15 Fev, 2023

Cancro pediátrico. “Os progressos no diagnóstico e tratamentos permitiram-nos atingir cerca de 80% de sobreviventes”

Hoje assinala-se o Dia Internacional da Criança com Cancro. Ao SaúdeOnline, Ana Maia Ferreira, diretora do Serviço de Pediatria do IPO Porto, fala-nos dos cancros pediátricos mais comuns e dos sobreviventes.

Quais são os principais cancros que afetam os mais novos?

São as leucemias, os linfomas e os tumores do Sistema Nervoso Central.

O número de sobreviventes é cada vez maior?

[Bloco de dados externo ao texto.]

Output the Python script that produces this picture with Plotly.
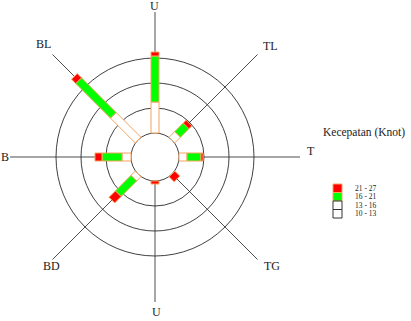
import numpy as np
import plotly.graph_objects as go

# ---- data (frequency %, per speed class) ----
directions = ["U", "TL", "T", "TG", "S", "BD", "B", "BL"]
dir_labels = ["U", "TL", "T", "TG", "U", "BD", "B", "BL"]
angles_deg = [90, 45, 0, -45, -90, -135, 180, 135]   # math angle of each direction
class_names = ["10 - 13", "13 - 16", "16 - 21", "21 - 27"]
v_10_13 = [6.2, 1.6, 1.6, 0.0, 0.0, 1.2, 1.8, 7.0]
v_13_16 = [0.0, 0.0, 0.0, 0.0, 0.0, 0.0, 0.0, 0.0]
v_16_21 = [9.2, 2.4, 2.8, 0.0, 0.0, 4.4, 4.0, 9.8]
v_21_27 = [0.8, 0.8, 0.4, 1.4, 0.6, 1.8, 1.4, 1.2]
ring_values = [5, 10, 15]
legend_labels = ["21 - 27", "16 - 21", "13 - 16", "10 - 13"]

class_values = [v_10_13, v_13_16, v_16_21, v_21_27]
class_fill = ["#FFFFFF", "#FFFFFF", "#00FF00", "#FF0000"]
OUTLINE = "#F4A460"

HOLE = 4.8        # calm circle radius (in % units)
HALF_W = 0.8      # half bar width
AXIS_LEN = 29.0

fig = go.Figure()
shapes = []
# axis lines
for a in angles_deg:
    t = np.radians(a)
    shapes.append(dict(type="line", x0=0, y0=0, x1=AXIS_LEN*np.cos(t), y1=AXIS_LEN*np.sin(t),
                       line=dict(color="#3a3a3a", width=0.9), layer="below"))
# rings
for rv in ring_values:
    r = HOLE + rv
    shapes.append(dict(type="circle", x0=-r, y0=-r, x1=r, y1=r,
                       line=dict(color="#2a2a2a", width=0.9), layer="below"))
# calm circle
shapes.append(dict(type="circle", x0=-HOLE, y0=-HOLE, x1=HOLE, y1=HOLE,
                   line=dict(color="#2a2a2a", width=0.9), fillcolor="white", layer="below"))

# bars
for i, a in enumerate(angles_deg):
    t = np.radians(a)
    d = np.array([np.cos(t), np.sin(t)])
    p = np.array([-np.sin(t), np.cos(t)])
    r0 = HOLE
    for ci, vals in enumerate(class_values):
        v = vals[i]
        if v <= 0:
            continue
        r1 = r0 + v
        pts = [d*r0 + p*HALF_W, d*r1 + p*HALF_W, d*r1 - p*HALF_W, d*r0 - p*HALF_W, d*r0 + p*HALF_W]
        xs = [q[0] for q in pts]
        ys = [q[1] for q in pts]
        fig.add_trace(go.Scatter(x=xs, y=ys, mode="lines", fill="toself",
                                 fillcolor=class_fill[ci],
                                 line=dict(color=OUTLINE, width=1),
                                 hoverinfo="skip", showlegend=False))
        r0 = r1

annotations = []
label_pos = {"U": (-0.2, 30.2), "TL": (23.0, 22.2), "T": (31.2, 1.2), "TG": (23.4, -21.8),
             "S": (0.2, -31.0), "BD": (-20.8, -21.8), "B": (-30.0, 0.0), "BL": (-22.4, 22.6)}
for dname, lab in zip(directions, dir_labels):
    x, y = label_pos[dname]
    annotations.append(dict(x=x, y=y, text=lab, showarrow=False, xref="x", yref="y",
                            xanchor="center", yanchor="middle",
                            font=dict(family="Liberation Serif", size=12, color="#222222")))

W, H = 411, 321
annotations.append(dict(x=363.5/W, y=1-133/H, xref="paper", yref="paper", text="Kecepatan (Knot)",
                        xanchor="center", yanchor="middle",
                        showarrow=False, font=dict(family="Liberation Serif", size=11.5, color="#222222")))
box_fill = ["#FF0000", "#00FF00", "#FFFFFF", "#FFFFFF"]
box_line = [OUTLINE, OUTLINE, "#333333", "#333333"]
for k, lab in enumerate(legend_labels):
    y0 = 184 + k*8.5
    shapes.append(dict(type="rect", xref="paper", yref="paper",
                       x0=333/W, x1=342/W, y0=1-(y0+8.5)/H, y1=1-y0/H,
                       fillcolor=box_fill[k], line=dict(color=box_line[k], width=1)))
    annotations.append(dict(x=353/W, y=1-(y0+4.3)/H, xref="paper", yref="paper", text=lab,
                            xanchor="left", yanchor="middle", showarrow=False,
                            font=dict(family="Liberation Serif", size=7.5, color="#222222")))

fig.update_layout(
    width=W, height=H, margin=dict(l=0, r=0, t=0, b=0),
    paper_bgcolor="white", plot_bgcolor="white",
    xaxis=dict(range=[-155/5, (W-155)/5], visible=False, fixedrange=True),
    yaxis=dict(range=[-(H-157)/5, 157/5], visible=False, fixedrange=True),
    shapes=shapes, annotations=annotations, showlegend=False,
)
fig.write_html("out.html")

Sim, sem dúvida, sobretudo se se tiver em conta o que temos evoluído nos últimos 30 anos. O cancro é a primeira causa de morte não acidental nesta população,  mas os progressos ao nível do diagnóstico e dos tratamentos permitiram-nos atingir, atualmente, cerca de 80% de sobreviventes.

Como se faz a gestão de tudo o que está associado ao diagnóstico e tratamento na idade pediátrica?

Nos casos em que vai ser necessária uma abordagem mais longa contamos sempre com o apoio de uma equipa multidisciplinar: médicos, enfermeiros, psicóloga, nutricionista, assistente social e equipa educativa – quando o diagnóstico surge em idade escolar. Obviamente, cada caso é diferente e vamos estando atentos a possíveis ajustes na nossa intervenção. A família é parte integrante, inevitavelmente, e também tem a nossa ajuda. Por exemplo, pode ser necessário encaminhar os pais para uma consulta de Psiquiatria de Adultos por dificuldades em dormir ou porque precisam de apoio farmacológico.

“É preciso respeitar a sua vontade, não se pode transmitir mais do que aquilo que eles querem e conseguem ouvir”

E como é que se consegue comunicar um diagnóstico destes a uma criança ou a um jovem?

É sempre um momento difícil… A informação tem que ser muito concreta, porque inicialmente é essencial correr contra o tempo, realizando vários exames complementares de diagnóstico para se caraterizar a doença, para se saber qual o estadio… Explicamos sempre aos pais, às crianças (quando já entendem, obviamente) e aos jovens o que vamos fazer. Aos mais pequenos, que ainda não têm bem noção das coisas, cingimo-nos mais a explicar cada procedimento. No caso específico do adolescente, dão-se indicações concretas sobre o que vai acontecer numa primeira fase, deixando-o escolher se quer saber mais ou não. É preciso respeitar a sua vontade, não se pode transmitir mais do que aquilo que eles querem e conseguem ouvir. Cada um tem o seu tempo próprio. Não se pode esquecer que nos primeiros dias, por causa do choque, muitas informações vão-se perder e nesse caso ter-se-á que repetir.

“Pode haver sequelas visíveis, como amputações, mas também têm maior probabilidade de uma nova neoplasia, por causa da quimioterapia, e de problemas cardíacos”

Relativamente aos sobreviventes, quais são as sequelas e complicações mais comuns?

Vai depender do tratamento. Obviamente, psicologicamente existe sempre o impacto de que se teve uma doença oncológica. Mesmo quando são bebés, vão acabar por saber. Pode haver sequelas visíveis, como amputações, mas também têm maior probabilidade de uma nova neoplasia, por causa da quimioterapia, e de problemas cardíacos. É preciso haver vigilância. A Oncologia Pediátrica faz o acompanhamento até 10 anos após terminar o tratamento. A partir daí, a referenciação terá por base as sequelas. Não havendo nada em particular ao fim desses 10 anos, damos todas as indicações necessárias para que o médico de família saiba quais os rastreios a realizar.

O que pensa do surgimento de grupos de sobreviventes de cancro pediátrico?

São pessoas que tiveram a doença e que vão ajudar as crianças e os jovens que estão em tratamento. Todo o apoio da sociedade civil é muito importante para os doentes e até mesmo para a Oncologia Pediátrica.

No futuro, o que espera da Oncologia Pediátrica?

Manter o trabalho que fazemos, com qualidade, e melhorar sempre que possível. Obviamente, é preciso estar também atento aos avanços que vão surgindo na Medicina Personalizada. Terapêuticas dirigidas são essenciais na sobrevivência.